Technological advances during the nineteenth and early twentieth centuries enabled the production of weapons that were more powerful, reliable, accurate and deadly than ever before. Advances in gun and artillery design, including improved rifling and metallurgy, increased the rate of fire and accuracy, both on land and at sea. New weapons helped make the 1914-18 war a defensive one, during which opposing armies dug trenches that faced each other across "no man's land". Defensive trench warfare closely resembled the siege tactics of medieval wars, rather than the offensive cavalry charges of the Napoleonic Wars.

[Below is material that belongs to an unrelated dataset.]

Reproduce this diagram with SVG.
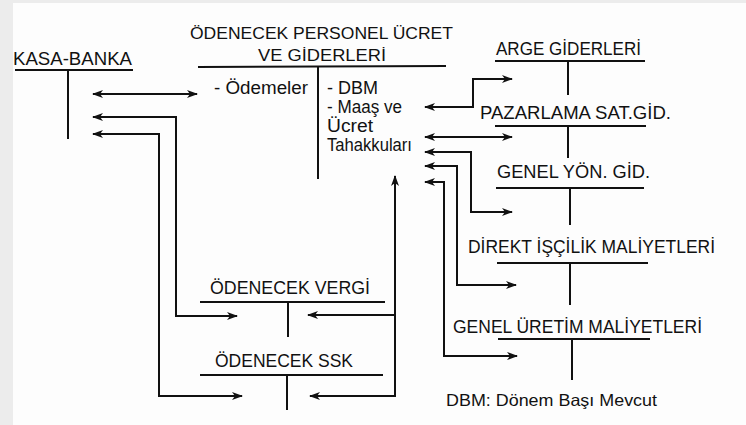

Prior to 1914, the American Civil War, Franco-Prussian War, Boer War and Russo-Japanese wars had all demonstrated how effective a well-planned defensive line could be. During WWI, killing became industrialized and efficient; a three man machine gun crew could halt the advance of a whole battalion of infantry. The balance between offensive and defensive advances was only altered with the use of even more technology; the efficacy of tanks and aircraft were tested (and proved) during WWI.
July 1,1916 was the first day of the Battle of the Somme. At 07.30am, whistles were blown and eleven British infantry divisions climbed "over the top" of their trenches, and walked towards the German trenches. General Haig wrongly thought that the preceding seven days of heavy artillery bombardment had neutralized their opponents. Having safely sheltered underground for a week, the Germans emerged, set up their machine guns, and the slaughter started.
At the end of the first day, the British losses were 20,000 dead, with a further 40,000 missing or wounded. It remains the biggest single one day loss of life that the British Army has ever experienced. The Battle of the Somme ended on 13 November,1916 by which time combined British, French and German casualties totaled 1,265,000.